An error occurred while calling z:java.sql.DriverManager.getConnection. : java.sql.SQLException: java.lang.RuntimeException: java.lang.NullPointerException at (phoenix)
- add ":" symbol after the port number and before the zookeeper node
- e.g. jdbc:phoenix:zookeeper_host:2181:/hbase-unsecure
"'ascii' codec can't encode characters in position XXX: ordinal not in range(128)" (HUE)
- general notebook
  - https://issues.cloudera.org/browse/HUE-4815
  - https://github.com/cloudera/hue/commit/4bce9923bf7201fac3adf8ff89da0a448de70d19
- JDBC notebook
  - vim /usr/local/hue/desktop/libs/notebook/src/notebook/connectors/jdbc.py
  - add "from desktop.lib.i18n import smart_str"
  - modify "message = force_unicode(str(e))" to "message = force_unicode(smart_str(e))"
ambari web UI -> hosts shows inappropriate IP address (ambari)
- check the /etc/hosts file of the host shows inappropriate IP address
- modify the inappropriate contents in the /etc/hosts file
- ambari-agent restart
- (option) you may also need to update the hosts table in the ambari database of the ambari's RDBMS for modifying the inappropriate IP address, and restart the ambari server depends on your use case
Local OS is not compatible with cluster primary OS family.
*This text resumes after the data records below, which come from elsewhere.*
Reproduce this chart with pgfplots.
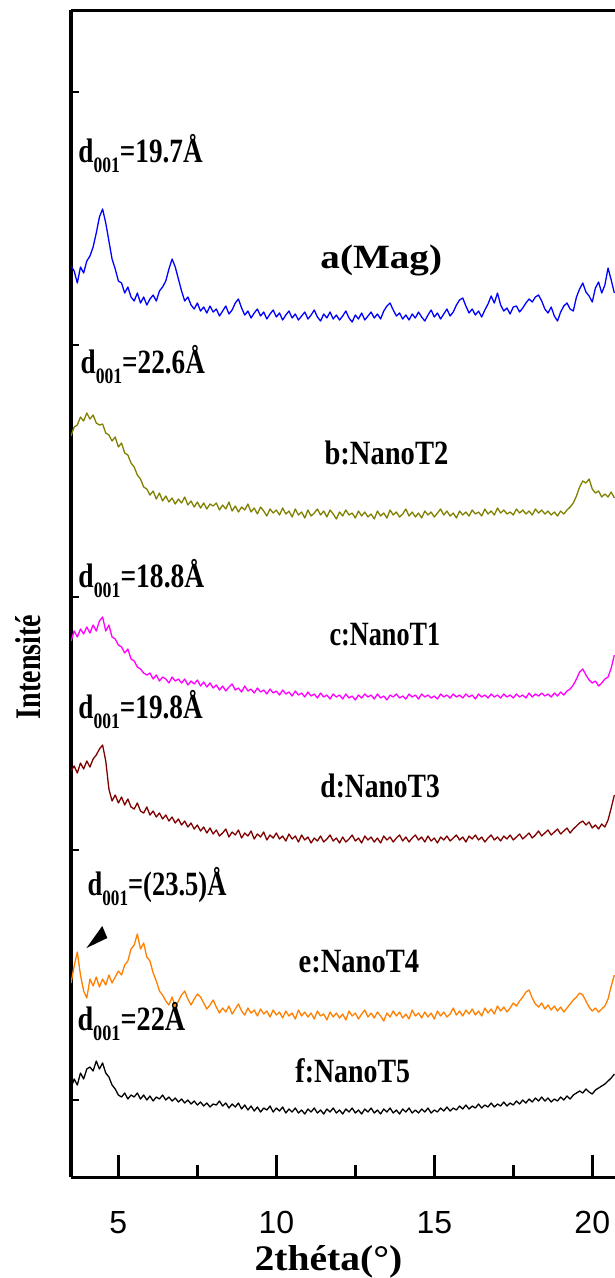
\documentclass[border=0pt]{standalone}
\usepackage{fontspec}
\setmainfont{Liberation Serif}
\setsansfont{Liberation Sans}
\usepackage{graphicx}
\usepackage{pgfplots}
\usepackage{pgfplotstable}
\pgfplotsset{compat=1.18}
\definecolor{cA}{RGB}{0,0,255}
\definecolor{cB}{RGB}{128,128,0}
\definecolor{cC}{RGB}{255,0,255}
\definecolor{cD}{RGB}{128,0,0}
\definecolor{cE}{RGB}{255,128,0}
\newcommand{\labfont}{\fontsize{34}{36}\selectfont\bfseries}
\newcommand{\dlab}[2]{\scalebox{#1}[1]{d\raisebox{-10pt}{\fontsize{22}{22}\selectfont 001}=#2Å}}
\pgfplotstableread{
x a b c d e f
3.5 266 436 641 771 983 1088
3.6 271 427 631 766 966 1079
3.7 283 425 637 773 952 1085
3.8 267 417 629 763 975 1073
3.9 273 421 634 769 991 1079
4.0 261 413 627 761 998 1069
4.1 256 419 633 767 979 1067
4.2 247 415 625 759 986 1071
4.3 233 423 631 755 977 1061
4.4 217 425 621 749 987 1069
4.5 209 424 617 745 979 1063
4.6 223 433 631 761 985 1073
4.7 241 435 625 789 975 1077
4.8 259 441 637 801 983 1085
4.9 269 437 639 795 977 1089
5.0 281 447 645 803 971 1095
5.1 283 443 647 797 975 1097
5.2 293 453 653 805 965 1093
5.3 287 455 649 799 961 1099
5.4 297 463 659 807 949 1095
5.5 301 467 661 809 945 1097
5.6 293 475 667 803 934 1093
5.7 303 479 669 811 949 1099
5.8 297 487 673 813 943 1095
5.9 305 489 675 807 957 1100
6.0 299 495 673 815 961 1096
6.1 295 491 679 811 973 1101
6.2 301 499 675 817 981 1097
6.3 291 493 681 813 991 1099
6.4 287 501 677 819 995 1095
6.5 281 496 679 815 1001 1100
6.6 269 502 683 821 1005 1097
6.7 259 498 677 817 997 1101
6.8 267 504 681 823 1007 1098
6.9 279 499 679 819 1001 1102
7.0 291 503 683 825 995 1099
7.1 301 497 679 821 991 1103
7.2 297 505 685 827 999 1100
7.3 305 501 681 823 1005 1104
7.4 309 507 684 829 999 1101
7.5 303 502 680 825 994 1105
7.6 311 508 686 831 997 1102
7.7 307 503 682 827 1003 1106
7.8 313 509 687 833 1009 1103
7.9 306 504 683 828 1005 1107
8.0 312 506 688 834 1000 1104
8.1 309 503 685 830 1007 1105
8.2 316 510 690 836 1013 1101
8.3 311 505 686 833 1008 1106
8.4 306 509 691 829 1012 1103
8.5 314 502 687 837 1006 1108
8.6 310 511 684 832 1014 1104
8.7 303 506 690 835 1009 1107
8.8 299 512 688 830 1004 1103
8.9 308 507 692 838 1011 1109
9.0 315 510 686 833 1015 1105
9.1 311 504 691 836 1008 1110
9.2 318 512 689 831 1013 1106
9.3 313 508 693 839 1010 1111
9.4 309 514 688 834 1016 1107
9.5 316 507 692 837 1009 1112
9.6 312 511 690 832 1014 1108
9.7 319 516 694 840 1011 1110
9.8 314 509 689 835 1017 1106
9.9 310 513 693 838 1010 1112
10.0 317 510 691 833 1015 1108
10.1 313 515 695 839 1012 1111
10.2 320 508 690 836 1018 1107
10.3 315 514 694 841 1011 1113
10.4 311 511 692 834 1016 1109
10.5 318 517 696 839 1013 1112
10.6 314 509 691 836 1019 1108
10.7 320 515 695 842 1010 1113
10.8 316 512 693 835 1016 1110
10.9 312 518 697 840 1012 1114
11.0 319 510 692 837 1017 1109
11.1 315 516 696 843 1013 1112
11.2 310 513 694 838 1019 1108
11.3 317 509 698 841 1011 1113
11.4 321 515 693 836 1016 1110
11.5 314 511 697 842 1014 1114
11.6 318 517 695 839 1020 1109
11.7 312 510 699 835 1012 1112
11.8 319 514 694 841 1017 1108
11.9 315 519 697 838 1013 1113
12.0 320 512 695 843 1018 1110
12.1 316 516 699 837 1014 1114
12.2 311 510 694 842 1020 1109
12.3 318 515 698 839 1011 1112
12.4 322 513 696 835 1016 1108
12.5 315 518 700 841 1013 1113
12.6 319 511 695 838 1019 1110
12.7 313 516 698 843 1014 1114
12.8 320 512 694 836 1010 1109
12.9 316 517 697 840 1017 1112
13.0 312 514 695 837 1013 1108
13.1 318 519 699 842 1018 1113
13.2 314 511 694 838 1012 1110
13.3 319 516 698 843 1016 1114
13.4 311 513 696 836 1021 1109
13.5 306 518 700 840 1013 1112
13.6 303 510 695 837 1017 1108
13.7 310 515 697 842 1011 1113
13.8 316 512 694 838 1016 1110
13.9 313 517 698 835 1012 1114
14.0 319 514 696 841 1018 1109
14.1 315 509 699 837 1014 1112
14.2 320 516 694 842 1019 1108
14.3 314 512 697 838 1010 1113
14.4 318 517 695 835 1016 1110
14.5 312 513 699 840 1013 1113
14.6 317 518 694 837 1018 1109
14.7 321 511 697 842 1012 1112
14.8 315 515 695 836 1017 1108
14.9 310 512 698 841 1013 1113
15.0 317 517 696 838 1019 1110
15.1 313 513 699 843 1011 1112
15.2 319 509 694 837 1016 1108
15.3 314 515 697 840 1012 1111
15.4 309 511 695 836 1017 1107
15.5 316 516 698 841 1014 1111
15.6 312 513 694 838 1008 1108
15.7 305 518 697 835 1015 1110
15.8 300 511 695 840 1011 1106
15.9 298 515 698 837 1016 1109
16.0 306 512 694 842 1010 1105
16.1 313 516 697 836 1014 1109
16.2 309 510 695 839 1009 1106
16.3 315 514 699 835 1015 1108
16.4 311 512 694 840 1011 1104
16.5 317 516 697 837 1016 1108
16.6 310 509 695 842 1008 1105
16.7 304 514 698 838 1013 1107
16.8 296 511 694 835 1009 1103
16.9 303 515 697 840 1014 1107
17.0 293 508 695 837 1006 1104
17.1 305 513 698 841 1011 1106
17.2 311 510 694 836 1007 1102
17.3 308 514 697 839 1012 1106
17.4 314 512 695 835 1008 1103
17.5 307 515 698 840 1003 1105
17.6 306 509 694 837 1006 1101
17.7 312 513 697 834 1001 1104
17.8 308 510 695 839 997 1100
17.9 303 514 698 836 992 1103
18.0 299 511 693 833 990 1099
18.1 302 515 697 838 998 1102
18.2 297 509 694 835 1004 1098
18.3 295 513 696 831 1007 1101
18.4 301 510 693 836 1003 1097
18.5 309 514 696 833 1009 1101
18.6 313 511 694 830 1005 1098
18.7 307 515 697 835 1010 1102
18.8 316 512 693 832 1006 1099
18.9 321 516 696 829 1011 1101
19.0 312 511 692 834 1007 1097
19.1 306 514 695 831 1012 1100
19.2 303 510 691 828 1008 1096
19.3 309 507 689 833 1004 1099
19.4 311 503 685 829 1000 1095
19.5 297 496 679 826 997 1093
19.6 289 487 672 823 993 1091
19.7 283 481 669 821 995 1093
19.8 292 483 675 825 1001 1089
19.9 296 479 680 822 1007 1092
20.0 302 489 683 828 1011 1094
20.1 288 493 681 825 1008 1090
20.2 282 491 686 829 1012 1088
20.3 293 497 683 824 1009 1086
20.4 285 494 679 827 1006 1084
20.5 268 497 677 820 999 1081
20.6 280 492 668 808 986 1078
20.7 293 498 655 795 975 1074
}\xrd
\begin{document}
\begin{tikzpicture}
\begin{axis}[
  at={(71pt,101pt)}, anchor=south west,
  width=544pt, height=1167pt, scale only axis,
  xmin=3.5, xmax=20.72, ymin=10, ymax=1177, y dir=reverse,
  axis x line=box, axis y line=left,
  axis line style={line width=3pt,-},
  clip mode=individual,
  xtick={5,10,15,20}, xticklabels={5,10,15,20},
  minor xtick={7.5,12.5,17.5},
  major tick length=22pt, minor tick length=12pt,
  every tick/.style={black, line width=2.5pt},
  tick align=inside,
  xtick pos=left,
  ytick=\empty,
  xticklabel style={font=\fontsize{32}{32}\selectfont\sffamily, inner sep=0pt, anchor=north, yshift=-34pt},
]
\addplot[cA, line width=1.3pt, line join=round] table[x=x,y=a]{\xrd};
\addplot[cB, line width=1.3pt, line join=round] table[x=x,y=b]{\xrd};
\addplot[cC, line width=1.3pt, line join=round] table[x=x,y=c]{\xrd};
\addplot[cD, line width=1.3pt, line join=round] table[x=x,y=d]{\xrd};
\addplot[cE, line width=1.3pt, line join=round] table[x=x,y=e]{\xrd};
\addplot[black, line width=1.3pt, line join=round] table[x=x,y=f]{\xrd};
% small y ticks
\draw[line width=2pt] (axis cs:3.5,92) -- (axis cs:3.75,92);
\draw[line width=2pt] (axis cs:3.5,345) -- (axis cs:3.75,345);
\draw[line width=2pt] (axis cs:3.5,597) -- (axis cs:3.75,597);
\draw[line width=2pt] (axis cs:3.5,850) -- (axis cs:3.75,850);
\draw[line width=2pt] (axis cs:3.5,1100) -- (axis cs:3.75,1100);
% arrowhead
\fill[black] (axis cs:3.99,948) -- (axis cs:4.49,926) -- (axis cs:4.65,938) -- cycle;
% d-spacing labels
\node[anchor=base west, inner sep=0pt, font=\labfont] at (axis cs:3.73,162) {\dlab{0.8}{19.7}};
\node[anchor=base west, inner sep=0pt, font=\labfont] at (axis cs:3.80,373) {\dlab{0.8}{22.6}};
\node[anchor=base west, inner sep=0pt, font=\labfont] at (axis cs:3.73,587) {\dlab{0.81}{18.8}};
\node[anchor=base west, inner sep=0pt, font=\labfont] at (axis cs:3.73,718) {\dlab{0.8}{19.8}};
\node[anchor=base west, inner sep=0pt, font=\labfont] at (axis cs:4.02,895) {\dlab{0.78}{(23.5)}};
\node[anchor=base west, inner sep=0pt, font=\labfont] at (axis cs:3.70,1030) {\dlab{0.83}{22}};
% sample labels
\node[anchor=base west, inner sep=0pt, font=\labfont] at (axis cs:11.39,268) {\scalebox{1.15}[1]{a(Mag)}};
\node[anchor=base west, inner sep=0pt, font=\labfont] at (axis cs:11.52,464) {\scalebox{0.84}[1]{b:NanoT2}};
\node[anchor=base west, inner sep=0pt, font=\labfont] at (axis cs:11.68,645) {\scalebox{0.77}[1]{c:NanoT1}};
\node[anchor=base west, inner sep=0pt, font=\labfont] at (axis cs:11.39,797) {\scalebox{0.81}[1]{d:NanoT3}};
\node[anchor=base west, inner sep=0pt, font=\labfont] at (axis cs:10.70,972) {\scalebox{0.84}[1]{e:NanoT4}};
\node[anchor=base west, inner sep=0pt, font=\labfont] at (axis cs:10.60,1082) {\scalebox{0.82}[1]{f:NanoT5}};
% x label
\node[anchor=center, inner sep=0pt, font=\fontsize{36}{38}\selectfont\bfseries] at (axis cs:11.65,1262) {\scalebox{1.1}[1]{2théta(°)}};
\end{axis}
\node[rotate=90, inner sep=0pt, font=\fontsize{36}{38}\selectfont\bfseries] at (28pt,611pt) {\scalebox{0.78}[1]{Intensité}};
\pgfresetboundingbox
\path[use as bounding box] (0,0) rectangle (615pt,1278pt);
\end{tikzpicture}
\end{document}
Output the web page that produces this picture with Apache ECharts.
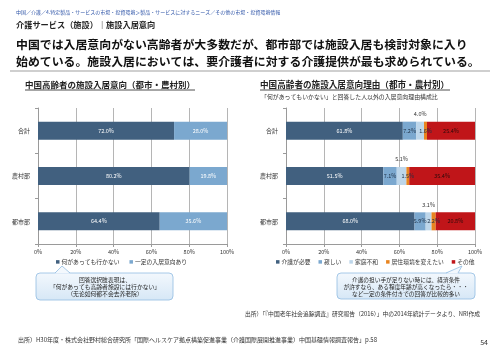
<!DOCTYPE html>
<html>
<head>
<meta charset="utf-8">
<script src="https://cdn.jsdelivr.net/npm/echarts@6/dist/echarts.min.js"></script>
<style>
  html, body { margin: 0; padding: 0; background: #fff; }
  #chart { width: 500px; height: 353px; }
</style>
</head>
<body>
<div id="chart"></div>
<script>
const categories = ['合計', '農村部', '都市部']
const xTicks = [0, 20, 40, 60, 80, 100]

// 左：施設入居意向
const neverGo = [72.0, 80.2, 64.4]
const someIntent = [28.0, 19.8, 35.6]

// 右：入居意向理由
const needCare = [61.8, 51.5, 68.0]
const lonely = [7.2, 7.1, 5.9]
const familyTrouble = [4.0, 5.1, 3.1]
const changeHome = [1.6, 1.5, 2.2]
const others = [25.4, 35.4, 20.8]

const FONT = '"Noto Sans CJK JP", "Noto Sans", sans-serif'
const C_DARK = '#41607f'
const C_LIGHT = '#7ba8cf'
const C_PALE = '#bdd6ea'
const C_ORANGE = '#e8841f'
const C_RED = '#c01519'

const chart = echarts.init(document.getElementById('chart'))

function yAxisFor(gridIndex) {
  return {
    type: 'category', gridIndex, data: categories, inverse: true,
    axisLine: { lineStyle: { color: '#9a9a9a' } },
    axisTick: { show: true, length: 3, lineStyle: { color: '#9a9a9a' } },
    axisLabel: { fontSize: 6, color: '#333', margin: 8, fontFamily: FONT },
  }
}
function xAxisFor(gridIndex) {
  return {
    type: 'value', gridIndex, min: xTicks[0], max: xTicks[xTicks.length - 1], interval: 20,
    axisLine: { show: true, lineStyle: { color: '#9a9a9a' } },
    axisTick: { show: true, length: 3, lineStyle: { color: '#9a9a9a' } },
    splitLine: { lineStyle: { color: '#b5b5b5' } },
    axisLabel: { fontSize: 5.5, color: '#333', margin: 5, formatter: '{value}%', fontFamily: FONT },
  }
}
function pct(p) { return p.value.toFixed(1) + '%' }
function barSeries(name, data, color, xi, labelColor, pos) {
  return {
    name, type: 'bar', stack: 's' + xi, xAxisIndex: xi, yAxisIndex: xi,
    data, barWidth: 18, itemStyle: { color }, clip: true,
    label: { show: true, position: pos || 'inside', formatter: pct, fontSize: 5.5, color: labelColor, fontFamily: FONT },
  }
}

function txt(x, y, text, size, opts) {
  return {
    type: 'text', x, y,
    style: Object.assign({ text, fontSize: size, fontFamily: FONT, fill: '#222', textVerticalAlign: 'middle' }, opts || {}),
  }
}

// 吹き出し：角丸の箱＋上向きの三角
function bubble(x0, y0, x1, y1, px0, px1, ax, ay) {
  const grad = new echarts.graphic.LinearGradient(0, 0, 0, 1, [
    { offset: 0, color: '#f3f8fd' }, { offset: 1, color: '#d6e7f6' },
  ])
  return [
    {
      type: 'rect', shape: { x: x0, y: y0, width: x1 - x0, height: y1 - y0, r: 4 },
      style: { fill: grad, stroke: '#92bde2', lineWidth: 0.8 },
    },
    {
      type: 'polygon', shape: { points: [[px0, y0 + 0.6], [ax, ay], [px1, y0 + 0.6]] },
      style: { fill: '#f3f8fd', stroke: null },
    },
    {
      type: 'polyline', shape: { points: [[px0, y0], [ax, ay], [px1, y0]] },
      style: { stroke: '#92bde2', lineWidth: 0.8, fill: null },
    },
  ]
}

const graphics = [
  txt(16, 12, '中国／介護／4.特定製品・サービスの市場・投資環境＞製品・サービスに対するニーズ／その他の市場・投資環境情報', 5, { fill: '#2f55a8' }),
  txt(16, 25, '介護サービス（施設）｜施設入居意向', 8.2, { fontWeight: 'bold' }),
  txt(16, 44, '中国では入居意向がない高齢者が大多数だが、都市部では施設入居も検討対象に入り', 11.9, { fontWeight: 'bold', fill: '#111' }),
  txt(16, 61, '始めている。施設入居においては、要介護者に対する介護提供が最も求められている。', 11.9, { fontWeight: 'bold', fill: '#111' }),
  { type: 'line', shape: { x1: 10, y1: 71, x2: 490, y2: 71 }, style: { stroke: '#cfcfcf', lineWidth: 2 } },

  txt(25, 85, '中国高齢者の施設入居意向（都市・農村別）', 8.5, { fontWeight: 'bold' }),
  { type: 'line', shape: { x1: 25, y1: 90, x2: 195, y2: 90 }, style: { stroke: '#222', lineWidth: 0.8 } },
  txt(260, 85, '中国高齢者の施設入居意向理由（都市・農村別）', 8.6, { fontWeight: 'bold' }),
  { type: 'line', shape: { x1: 260, y1: 90, x2: 450, y2: 90 }, style: { stroke: '#222', lineWidth: 0.8 } },
  txt(261, 97, '「何があってもいかない」と回答した人以外の入居意向理由構成比', 5.9, { fill: '#333' }),

  ...bubble(36, 273, 173, 300, 55, 70, 62, 266),
  txt(105, 279.5, '回答選択肢表現は、', 5.8, { fill: '#222', align: 'center' }),
  txt(105, 286.5, '「何があっても高齢者施設には行かない」', 5.8, { fill: '#222', align: 'center' }),
  txt(105, 293.5, '（无论如何都不会去养老院）', 5.8, { fill: '#222', align: 'center' }),

  ...bubble(337, 273, 475, 299, 446, 458, 462, 266),
  txt(406, 279.5, '介護の担い手が足りない時には、経済条件', 5.7, { fill: '#222', align: 'center' }),
  txt(406, 286.5, 'が許すなら、ある程度年齢が高くなったら・・・', 5.7, { fill: '#222', align: 'center' }),
  txt(406, 293.5, 'など一定の条件付きでの回答が比較的多い', 5.7, { fill: '#222', align: 'center' }),

  txt(480, 314, '出所）「『中国老年社会追踪調査』研究報告（2016）」中の2014年統計データより、NRI作成', 5.8, { fill: '#333', align: 'right' }),
  txt(18, 340, '出所）H30年度・株式会社野村総合研究所「国際ヘルスケア拠点構築促進事業（介護国際展開推進事業）中国基礎情報調査報告」p.58', 6, { fill: '#333' }),
  txt(488, 342, '54', 7, { fill: '#333', align: 'right' }),
]

chart.setOption({
  animation: false,
  textStyle: { fontFamily: FONT },
  grid: [
    { left: 38, right: 273, top: 108, bottom: 109 },
    { left: 286, right: 25, top: 108, bottom: 109 },
  ],
  xAxis: [xAxisFor(0), xAxisFor(1)],
  yAxis: [yAxisFor(0), yAxisFor(1)],
  legend: [
    {
      data: ['何があっても行かない', '一定の入居意向あり'],
      left: 54, top: 257, width: 180, padding: 2, itemWidth: 3.5, itemHeight: 3.5, itemGap: 10, icon: 'rect',
      textStyle: { fontSize: 5.8, color: '#333', padding: [0, 0, 0, -3] },
    },
    {
      data: ['介護が必要', '寂しい', '家庭不和', '居住環境を変えたい', 'その他'],
      left: 274, top: 257, width: 224, padding: 2, itemWidth: 3.5, itemHeight: 3.5, itemGap: 8, icon: 'rect',
      textStyle: { fontSize: 5.8, color: '#333', padding: [0, 0, 0, -3] },
    },
  ],
  series: [
    barSeries('何があっても行かない', neverGo, C_DARK, 0, '#fff'),
    barSeries('一定の入居意向あり', someIntent, C_LIGHT, 0, '#fff'),
    barSeries('介護が必要', needCare, C_DARK, 1, '#fff'),
    barSeries('寂しい', lonely, C_LIGHT, 1, '#1d2f45'),
    barSeries('家庭不和', familyTrouble, C_PALE, 1, '#333', 'top'),
    barSeries('居住環境を変えたい', changeHome, C_ORANGE, 1, '#1d2f45'),
    barSeries('その他', others, C_RED, 1, '#2a0a0a'),
  ],
  graphic: graphics,
})
</script>
</body>
</html>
Please perform manual bootstrap on this host (ambari)
- use the commands listed below to confirm your OS version
  - uname -a: for all information regarding the kernel version
  - uname -r: for the exact kernel version
  - lsb_release -a: for all information related to the Ubuntu version
  - lsb_release -r: for the exact version
  - sudo fdisk -l: for partition information with all details
- if the OS versions are different, then reinstall your OS
UNIQUE constraint failed: auth_user.username / 1062, "Duplicate entry 'hue' for key 'username'" (HUE)
- Do not create an account called "hue" at very first time, since HUE will create an account called "hue" when installing examples
X is not allowed to impersonate Y (ambari)
- add the properties, placed below, to core-site
  - hadoop.proxyuser.X.groups = *
  - hadoop.proxyuser.X.hosts = *
Missing Required Header for CSRF protection (HUE)
- disable CSRF for livy via ambari
ConfigObjError: Parsing failed with several errors (HUE)
- invalid syntax exists in the hue.ini
Unauthorized connection for super-user: hcat from IP X.X.X.X (hive)
- add the properties, placed below, to core-site
  - hadoop.proxyuser.hcat.hosts=*
  - hadoop.proxyuser.hcat.groups=*
Queue's AM resource limit exceeded (YARN)
- increase yarn.scheduler.capacity.maximum-am-resource-percent
check and fix under replicated blocks in HDFS (HDFS)
- hdfs fsck / | grep 'Under replicated' | awk -F':' '{print $1}'
- hadoop fs -setrep 3 file-name
java.lang.NoClassDefFoundError: org/apache/spark/deploy/SparkSubmit (oozie)
- add spark-assembly-*-hadoop*.jar to the lib directory of
- e.g. spark-assembly-1.6.2.2.5.0.0-1245-hadoop2.7.3.2.5.0.0-1245.jar
Class org.apache.oozie.action.hadoop.SparkMain not found (oozie)
- add oozie-sharelib-spark-*.jar to the lib directory of the oozie app
- e.g. /user/hdfs/oozie-test/lib/oozie-sharelib-spark-4.2.0.2.5.0.0-1245.jar
unknown hosts (ambari)
- delete unknown hosts' data from hosts and hoststate tables of ambari databases
ApplicationMaster: User class threw exception: java.lang.NoClassDefFoundError: org/apache/tez/dag/api/SessionNotRunning (spark)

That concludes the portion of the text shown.